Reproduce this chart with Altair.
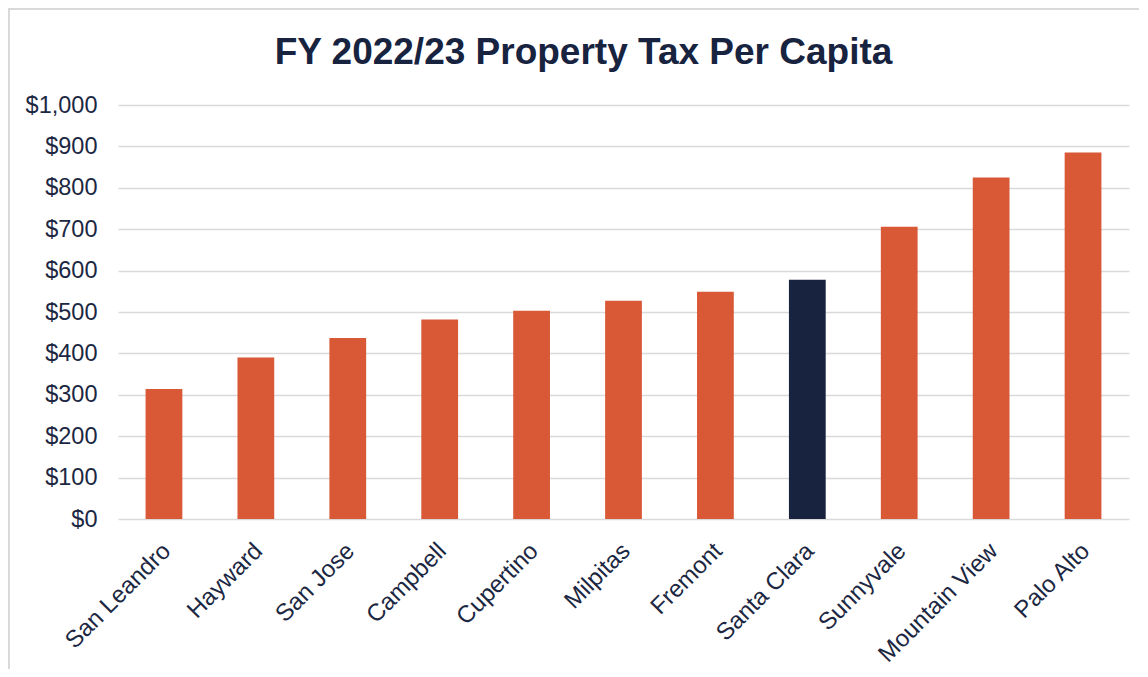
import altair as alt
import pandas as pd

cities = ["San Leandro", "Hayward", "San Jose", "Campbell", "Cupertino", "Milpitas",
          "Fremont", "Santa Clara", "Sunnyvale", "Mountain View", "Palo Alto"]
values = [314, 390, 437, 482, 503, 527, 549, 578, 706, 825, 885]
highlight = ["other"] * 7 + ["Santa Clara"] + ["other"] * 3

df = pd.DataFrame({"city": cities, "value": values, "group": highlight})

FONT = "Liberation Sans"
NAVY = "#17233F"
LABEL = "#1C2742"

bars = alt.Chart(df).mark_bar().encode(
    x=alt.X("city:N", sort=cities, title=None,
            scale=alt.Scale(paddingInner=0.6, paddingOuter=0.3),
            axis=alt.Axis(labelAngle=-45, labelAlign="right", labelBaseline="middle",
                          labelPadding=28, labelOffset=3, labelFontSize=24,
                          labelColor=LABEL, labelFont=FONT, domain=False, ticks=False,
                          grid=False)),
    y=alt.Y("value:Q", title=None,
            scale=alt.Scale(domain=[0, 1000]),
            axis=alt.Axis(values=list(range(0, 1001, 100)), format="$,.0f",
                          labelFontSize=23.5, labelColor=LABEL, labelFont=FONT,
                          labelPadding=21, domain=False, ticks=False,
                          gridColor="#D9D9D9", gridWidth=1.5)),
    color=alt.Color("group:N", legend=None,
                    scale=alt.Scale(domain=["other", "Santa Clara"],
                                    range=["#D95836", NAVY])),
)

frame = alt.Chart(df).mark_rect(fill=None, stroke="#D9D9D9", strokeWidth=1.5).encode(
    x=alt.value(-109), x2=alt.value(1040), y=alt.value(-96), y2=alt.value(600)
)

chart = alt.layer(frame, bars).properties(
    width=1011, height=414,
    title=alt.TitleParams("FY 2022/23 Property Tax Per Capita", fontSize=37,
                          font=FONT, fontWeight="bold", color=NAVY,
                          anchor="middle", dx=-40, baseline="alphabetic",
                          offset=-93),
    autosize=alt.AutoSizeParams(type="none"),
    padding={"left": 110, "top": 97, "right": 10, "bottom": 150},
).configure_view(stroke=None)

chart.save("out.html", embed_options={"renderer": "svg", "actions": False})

[Your task]: Give again, word for word, every line from the top of the data above to the line holding "import pandas as pd", inclusive, with the pictures left out.

[Solution]:
Reproduce this chart with Altair.
import altair as alt
import pandas as pd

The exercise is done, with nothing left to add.